--- Start of SUPPLIED MATERIAL ---
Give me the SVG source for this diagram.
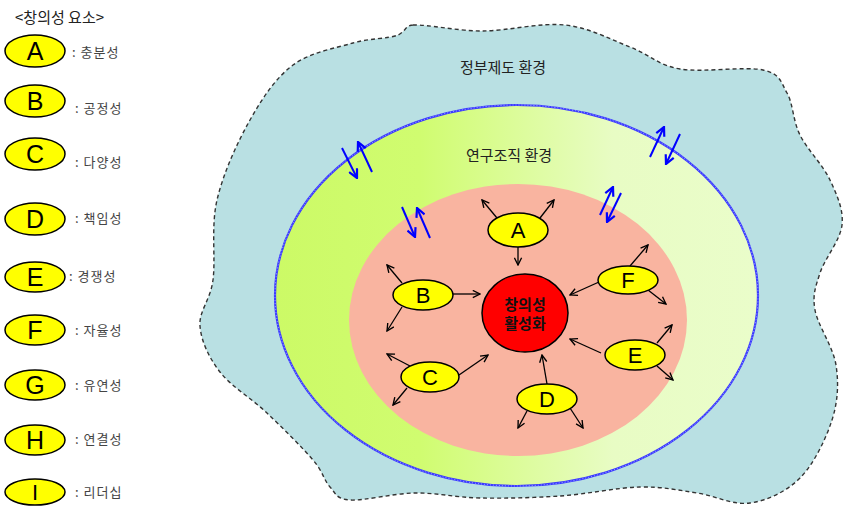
<svg xmlns="http://www.w3.org/2000/svg" width="845" height="506" viewBox="0 0 845 506">
<style>
.yel{fill:#ffff00;stroke:#000;stroke-width:1.5}
.let{font-family:"Liberation Sans",Arial,sans-serif;fill:#000;text-anchor:middle}
.lg{font-family:"Noto Sans CJK KR","Noto Sans",sans-serif;font-size:13px;fill:#444;letter-spacing:1px}
.env{font-family:"Noto Sans CJK KR","Noto Sans",sans-serif;font-size:15px;fill:#222;text-anchor:middle}
.blk{stroke:#000;stroke-width:1.3;fill:none;marker-end:url(#ah)}
.blu{stroke:#0000ff;stroke-width:2;fill:none;marker-end:url(#bh)}
</style>
<defs>
<marker id="ah" viewBox="0 0 10 10" refX="9" refY="5" markerWidth="9" markerHeight="9" markerUnits="userSpaceOnUse" orient="auto"><path d="M1,1 L9,5 L1,9" fill="none" stroke="#000" stroke-width="1.5"/></marker>
<marker id="bh" viewBox="0 0 10 10" refX="9" refY="5" markerWidth="11" markerHeight="11" markerUnits="userSpaceOnUse" orient="auto"><path d="M1,1 L9,5 L1,9" fill="none" stroke="#0000ff" stroke-width="2"/></marker>
<linearGradient id="gg" x1="0" y1="0" x2="1" y2="0">
<stop offset="0" stop-color="#ccfa66"/>
<stop offset="0.3" stop-color="#d0fc70"/>
<stop offset="0.7" stop-color="#e8fcc4"/>
<stop offset="1" stop-color="#eafdca"/>
</linearGradient>
</defs>
<rect width="845" height="506" fill="#fff"/>

<g id="legend">
<text x="15" y="23" font-family="'Noto Sans CJK KR','Noto Sans',sans-serif" font-size="15" fill="#222">&lt;창의성 요소&gt;</text>
<g id="lg-A"><ellipse class="yel" cx="35" cy="51" rx="30" ry="16"/><text class="let" x="35" y="60" font-size="25">A</text><text class="lg" x="72" y="57">: 충분성</text></g>
<g id="lg-B"><ellipse class="yel" cx="35" cy="101" rx="30" ry="16"/><text class="let" x="35" y="110" font-size="25">B</text><text class="lg" x="75" y="113">: 공정성</text></g>
<g id="lg-C"><ellipse class="yel" cx="35" cy="154" rx="30" ry="16"/><text class="let" x="35" y="163" font-size="25">C</text><text class="lg" x="75" y="167">: 다양성</text></g>
<g id="lg-D"><ellipse class="yel" cx="35" cy="219" rx="30" ry="16"/><text class="let" x="35" y="228" font-size="25">D</text><text class="lg" x="75" y="223">: 책임성</text></g>
<g id="lg-E"><ellipse class="yel" cx="35" cy="277" rx="30" ry="15"/><text class="let" x="35" y="286" font-size="25">E</text><text class="lg" x="69" y="281">: 경쟁성</text></g>
<g id="lg-F"><ellipse class="yel" cx="35" cy="330" rx="30" ry="15"/><text class="let" x="35" y="339" font-size="25">F</text><text class="lg" x="75" y="335">: 자율성</text></g>
<g id="lg-G"><ellipse class="yel" cx="35" cy="385" rx="30" ry="15"/><text class="let" x="35" y="394" font-size="25">G</text><text class="lg" x="75" y="390">: 유연성</text></g>
<g id="lg-H"><ellipse class="yel" cx="35" cy="440" rx="30" ry="15"/><text class="let" x="35" y="449" font-size="25">H</text><text class="lg" x="75" y="444">: 연결성</text></g>
<g id="lg-I"><ellipse class="yel" cx="35" cy="492" rx="30" ry="13"/><text class="let" x="35" y="500" font-size="22">I</text><text class="lg" x="75" y="497">: 리더십</text></g>
</g>

<g id="gov-env">
<path d="M413,25 C427.5,24.3 456.7,31 482,31 C507.3,31 540.3,22.3 565,25 C589.7,27.7 610.8,39.7 630,47 C649.2,54.3 657.8,65.2 680,69 C702.2,72.8 745.2,66 763,70 C780.8,74 780.8,82.2 787,93 C793.2,103.8 792.8,120.5 800,135 C807.2,149.5 823,165 830,180 C837,195 843.7,209.5 842,225 C840.3,240.5 824.5,258.8 820,273 C815.5,287.2 812.3,294.7 815,310 C817.7,325.3 833.2,346.7 836,365 C838.8,383.3 838,401.2 832,420 C826,438.8 813.7,464.2 800,478 C786.3,491.8 767.2,500.5 750,503 C732.8,505.5 715.3,495.7 697,493 C678.7,490.3 662.8,486.5 640,487 C617.2,487.5 586.7,494.2 560,496 C533.3,497.8 504.2,498.5 480,498 C455.8,497.5 436.7,492.7 415,493 C393.3,493.3 364.2,501 350,500 C335.8,499 336.2,493.7 330,487 C323.8,480.3 323.5,472.3 313,460 C302.5,447.7 282.5,427.7 267,413 C251.5,398.3 231.2,386.5 220,372 C208.8,357.5 201.2,341.3 200,326 C198.8,310.7 210.2,301 213,280 C215.8,259 210.8,226.7 217,200 C223.2,173.3 237.3,142.5 250,120 C262.7,97.5 275.8,77.8 293,65 C310.2,52.2 336,48 353,43 C370,38 388,39 398,35 C405,32 406,25 413,25 Z" fill="#b9e0e3" stroke="#333" stroke-width="1.4" stroke-dasharray="4 3"/>
<text class="env" x="503" y="73">정부제도 환경</text>
</g>

<g id="org-env">
<ellipse cx="516.5" cy="295.5" rx="241.5" ry="190.5" fill="url(#gg)" stroke="#3a3aff" stroke-width="2.2"/>
<ellipse cx="516.5" cy="295.5" rx="241.5" ry="190.5" fill="none" stroke="#fff" stroke-width="0.8" stroke-dasharray="1 2" opacity="0.7"/>
<text class="env" x="509" y="161">연구조직 환경</text>
</g>

<g id="core-env">
<ellipse cx="518" cy="320" rx="169" ry="136" fill="#f9b4a0"/>
</g>

<g id="center">
<ellipse cx="525" cy="313" rx="43" ry="39" fill="#ff0000" stroke="#000" stroke-width="1.5"/>
<text x="525" y="310" font-family="'Noto Sans CJK KR','Noto Sans',sans-serif" font-size="15" font-weight="bold" fill="#111" text-anchor="middle">창의성</text>
<text x="525" y="329" font-family="'Noto Sans CJK KR','Noto Sans',sans-serif" font-size="15" font-weight="bold" fill="#111" text-anchor="middle">활성화</text>
</g>

<g id="connectors">
<line class="blk" x1="518" y1="247" x2="518" y2="265"/>
<line class="blk" x1="497" y1="218" x2="482" y2="200"/>
<line class="blk" x1="540" y1="218" x2="554" y2="200"/>
<line class="blk" x1="452" y1="294" x2="480" y2="294"/>
<line class="blk" x1="402" y1="283" x2="387" y2="265"/>
<line class="blk" x1="402" y1="307" x2="387" y2="331"/>
<line class="blk" x1="410" y1="366" x2="387" y2="354"/>
<line class="blk" x1="407" y1="388" x2="393" y2="405"/>
<line class="blk" x1="459" y1="375" x2="488" y2="355"/>
<line class="blk" x1="547" y1="384" x2="542" y2="355"/>
<line class="blk" x1="527" y1="411" x2="518" y2="428"/>
<line class="blk" x1="570" y1="408" x2="583" y2="428"/>
<line class="blk" x1="601" y1="353" x2="570" y2="339"/>
<line class="blk" x1="657" y1="343" x2="672" y2="325"/>
<line class="blk" x1="657" y1="366" x2="673" y2="380"/>
<line class="blk" x1="599" y1="282" x2="570" y2="295"/>
<line class="blk" x1="630" y1="266" x2="648" y2="245"/>
<line class="blk" x1="648" y1="290" x2="666" y2="304"/>
<line class="blu" x1="342" y1="148" x2="357" y2="178"/>
<line class="blu" x1="372" y1="172" x2="358" y2="142"/>
<line class="blu" x1="402" y1="207" x2="415" y2="237"/>
<line class="blu" x1="430" y1="238" x2="417" y2="208"/>
<line class="blu" x1="650" y1="157" x2="664" y2="127"/>
<line class="blu" x1="680" y1="134" x2="666" y2="164"/>
<line class="blu" x1="600" y1="215" x2="613" y2="187"/>
<line class="blu" x1="621" y1="193" x2="607" y2="222"/>
</g>

<g id="node-A"><ellipse class="yel" cx="518" cy="230" rx="30" ry="17"/><text class="let" x="518" y="238" font-size="22">A</text></g>
<g id="node-B"><ellipse class="yel" cx="423" cy="295" rx="30" ry="15"/><text class="let" x="423" y="303" font-size="22">B</text></g>
<g id="node-C"><ellipse class="yel" cx="430" cy="377" rx="29" ry="15"/><text class="let" x="430" y="385" font-size="22">C</text></g>
<g id="node-D"><ellipse class="yel" cx="547" cy="399" rx="30" ry="15"/><text class="let" x="547" y="407" font-size="22">D</text></g>
<g id="node-E"><ellipse class="yel" cx="635" cy="355" rx="30" ry="15"/><text class="let" x="635" y="363" font-size="22">E</text></g>
<g id="node-F"><ellipse class="yel" cx="628" cy="280" rx="30" ry="14"/><text class="let" x="628" y="288" font-size="22">F</text></g>
</svg>
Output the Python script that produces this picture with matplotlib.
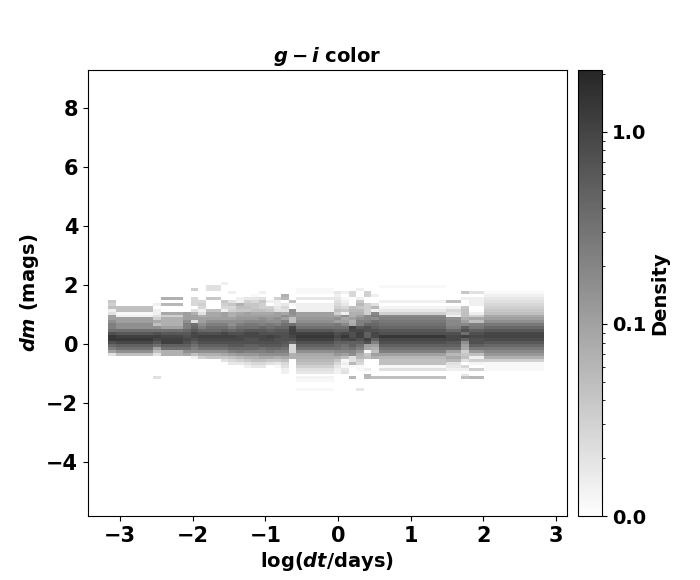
--- End of SUPPLIED MATERIAL ---
→ **WORK TO COMPLETE**:
All lines in the data that contain the word "this" should be copied.

→ **REPLY TO THE EXERCISE**:
Give me the SVG source for this diagram.
Output the Python script that produces this picture with matplotlib.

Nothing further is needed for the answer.